The 5-4 ruling, in which Chief Justice John Roberts again joined the liberal justices in the minority, lifted rules limiting at-home gatherings in much of the state to three households. Those rules, imposed during a recent surge of COVID-19 cases in California, were set to expire April 15.
A Christian pastor and a group of others had asked the court to lift California’s restriction on at-home gatherings so they could host Bible study classes and prayer groups. They argued that the state was restricting their religious liberties by forbidding such gatherings in houses of worship and limiting the size of at-home gatherings.
The conservative majority argued that the restrictions privileged secular activities like restaurants, salons and sporting events over religious gatherings.
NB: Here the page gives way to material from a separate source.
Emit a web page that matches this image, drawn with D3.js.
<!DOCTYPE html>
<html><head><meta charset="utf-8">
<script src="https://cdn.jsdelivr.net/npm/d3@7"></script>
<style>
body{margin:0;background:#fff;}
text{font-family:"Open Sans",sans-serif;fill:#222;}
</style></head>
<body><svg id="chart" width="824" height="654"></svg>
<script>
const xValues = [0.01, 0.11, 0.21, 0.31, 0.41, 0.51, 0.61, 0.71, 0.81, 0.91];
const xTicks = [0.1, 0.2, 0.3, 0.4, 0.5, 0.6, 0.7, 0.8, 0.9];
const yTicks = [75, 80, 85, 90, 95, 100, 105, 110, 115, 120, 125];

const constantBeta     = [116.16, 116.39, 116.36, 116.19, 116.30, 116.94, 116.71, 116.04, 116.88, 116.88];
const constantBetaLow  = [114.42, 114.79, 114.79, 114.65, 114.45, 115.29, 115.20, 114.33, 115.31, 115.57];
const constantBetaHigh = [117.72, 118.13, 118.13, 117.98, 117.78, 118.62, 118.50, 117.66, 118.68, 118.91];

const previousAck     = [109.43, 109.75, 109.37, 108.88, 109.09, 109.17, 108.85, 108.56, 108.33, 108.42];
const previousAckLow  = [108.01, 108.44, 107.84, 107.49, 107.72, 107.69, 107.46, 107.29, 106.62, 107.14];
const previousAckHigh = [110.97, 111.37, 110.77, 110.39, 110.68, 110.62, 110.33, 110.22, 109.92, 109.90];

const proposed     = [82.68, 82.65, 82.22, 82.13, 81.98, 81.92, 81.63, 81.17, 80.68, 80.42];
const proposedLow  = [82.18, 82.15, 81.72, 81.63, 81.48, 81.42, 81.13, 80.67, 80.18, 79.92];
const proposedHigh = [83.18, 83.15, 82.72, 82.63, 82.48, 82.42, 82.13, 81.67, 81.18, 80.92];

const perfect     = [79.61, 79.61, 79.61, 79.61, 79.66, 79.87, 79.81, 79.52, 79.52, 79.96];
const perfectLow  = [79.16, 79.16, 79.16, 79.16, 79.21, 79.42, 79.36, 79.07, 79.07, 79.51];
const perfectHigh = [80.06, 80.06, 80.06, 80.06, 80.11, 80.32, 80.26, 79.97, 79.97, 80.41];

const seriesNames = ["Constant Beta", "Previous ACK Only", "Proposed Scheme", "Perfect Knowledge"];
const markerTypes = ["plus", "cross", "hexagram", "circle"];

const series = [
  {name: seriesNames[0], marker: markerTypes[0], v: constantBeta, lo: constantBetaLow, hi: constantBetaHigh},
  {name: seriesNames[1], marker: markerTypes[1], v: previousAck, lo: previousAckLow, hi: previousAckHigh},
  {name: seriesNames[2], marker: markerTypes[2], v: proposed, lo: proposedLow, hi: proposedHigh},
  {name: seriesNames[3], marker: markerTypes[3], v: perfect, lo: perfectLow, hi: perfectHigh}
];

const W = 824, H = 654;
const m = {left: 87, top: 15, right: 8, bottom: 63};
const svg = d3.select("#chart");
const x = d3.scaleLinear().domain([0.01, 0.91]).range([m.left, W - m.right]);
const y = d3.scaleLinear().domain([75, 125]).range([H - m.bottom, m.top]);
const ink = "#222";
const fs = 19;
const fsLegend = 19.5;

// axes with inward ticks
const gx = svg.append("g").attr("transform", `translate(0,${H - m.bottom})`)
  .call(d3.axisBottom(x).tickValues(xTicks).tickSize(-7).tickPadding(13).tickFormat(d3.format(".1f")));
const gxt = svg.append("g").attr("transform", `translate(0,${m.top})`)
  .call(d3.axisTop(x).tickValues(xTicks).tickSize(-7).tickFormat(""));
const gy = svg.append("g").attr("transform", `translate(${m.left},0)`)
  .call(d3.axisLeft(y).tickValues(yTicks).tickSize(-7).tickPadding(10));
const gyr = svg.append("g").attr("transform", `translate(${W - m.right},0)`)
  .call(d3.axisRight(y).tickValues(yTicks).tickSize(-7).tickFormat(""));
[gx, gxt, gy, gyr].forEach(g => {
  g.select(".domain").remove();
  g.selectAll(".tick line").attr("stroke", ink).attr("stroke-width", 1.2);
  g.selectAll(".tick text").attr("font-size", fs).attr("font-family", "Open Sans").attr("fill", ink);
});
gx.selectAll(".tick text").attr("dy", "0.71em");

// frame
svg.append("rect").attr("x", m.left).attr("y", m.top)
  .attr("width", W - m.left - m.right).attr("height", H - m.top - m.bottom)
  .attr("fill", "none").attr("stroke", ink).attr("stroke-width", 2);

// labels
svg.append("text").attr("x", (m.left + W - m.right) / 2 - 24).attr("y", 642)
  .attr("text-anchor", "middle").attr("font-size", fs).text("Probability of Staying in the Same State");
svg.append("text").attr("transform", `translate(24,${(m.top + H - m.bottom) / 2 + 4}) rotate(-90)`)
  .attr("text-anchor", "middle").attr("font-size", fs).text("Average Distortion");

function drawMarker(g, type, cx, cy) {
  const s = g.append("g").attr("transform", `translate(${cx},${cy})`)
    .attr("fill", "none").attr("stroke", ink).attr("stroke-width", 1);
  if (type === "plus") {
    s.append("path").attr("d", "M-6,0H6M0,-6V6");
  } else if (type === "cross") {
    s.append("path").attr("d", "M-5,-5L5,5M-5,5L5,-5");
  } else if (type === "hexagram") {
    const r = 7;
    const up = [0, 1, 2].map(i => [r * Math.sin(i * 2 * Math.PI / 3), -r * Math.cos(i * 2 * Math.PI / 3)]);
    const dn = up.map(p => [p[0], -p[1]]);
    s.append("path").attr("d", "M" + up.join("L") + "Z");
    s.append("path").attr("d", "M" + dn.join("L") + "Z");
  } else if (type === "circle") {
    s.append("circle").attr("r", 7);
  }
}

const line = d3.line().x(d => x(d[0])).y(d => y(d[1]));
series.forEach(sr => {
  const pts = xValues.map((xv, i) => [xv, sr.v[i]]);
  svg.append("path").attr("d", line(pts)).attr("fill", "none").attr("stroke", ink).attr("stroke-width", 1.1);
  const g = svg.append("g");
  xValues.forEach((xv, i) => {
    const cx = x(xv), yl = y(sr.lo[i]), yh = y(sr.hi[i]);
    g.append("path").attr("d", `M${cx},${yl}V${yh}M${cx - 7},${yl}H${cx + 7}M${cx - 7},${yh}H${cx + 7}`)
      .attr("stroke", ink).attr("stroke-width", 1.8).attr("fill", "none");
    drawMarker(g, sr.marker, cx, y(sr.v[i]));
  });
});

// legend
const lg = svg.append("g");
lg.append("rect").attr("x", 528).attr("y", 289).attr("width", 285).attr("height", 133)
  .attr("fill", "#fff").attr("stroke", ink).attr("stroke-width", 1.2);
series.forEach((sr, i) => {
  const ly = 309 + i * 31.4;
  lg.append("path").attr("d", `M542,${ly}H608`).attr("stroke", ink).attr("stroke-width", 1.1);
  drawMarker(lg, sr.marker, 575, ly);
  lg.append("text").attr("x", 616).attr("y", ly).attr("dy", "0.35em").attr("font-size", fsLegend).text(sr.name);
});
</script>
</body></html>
In the dissent, Justice Elena Kagan disagreed, noting that all at-home gatherings were restricted, including those for secular purposes.
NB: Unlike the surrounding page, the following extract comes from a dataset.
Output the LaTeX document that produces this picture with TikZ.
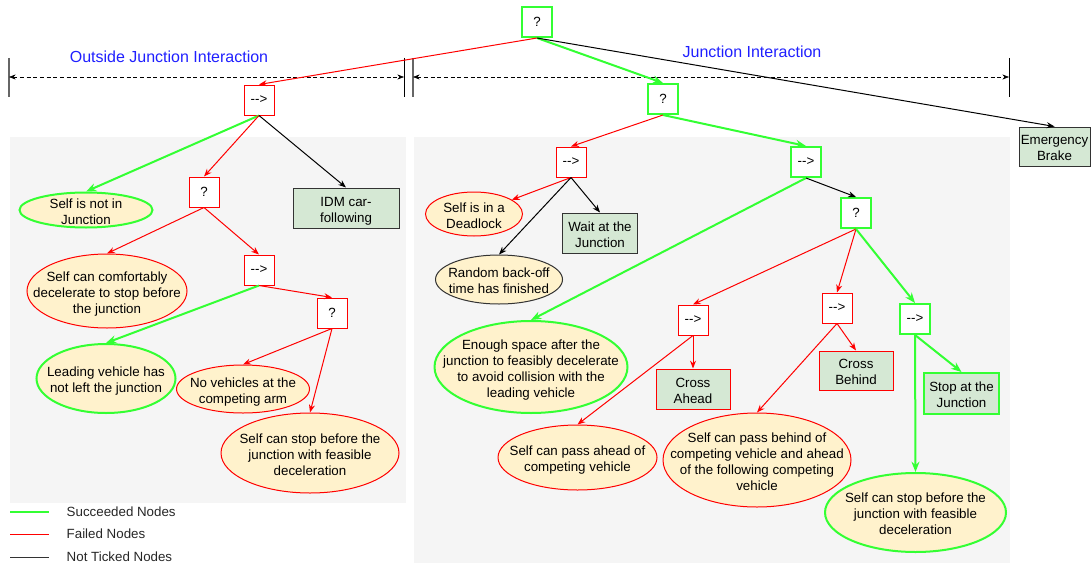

The decision follows a trend in which the 5-4 conservative majority, solidified by Amy Coney Barrett’s appointment in October, has overturned COVID restrictions on religious gatherings. In November, the court blocked New York’s restrictions on houses of worship after the Orthodox Jewish advocacy group Agudath Israel, along with the Brooklyn Catholic Diocese, sued the state. In December, the court issued a similar ruling in response to an appeal by a New Jersey rabbi and priest.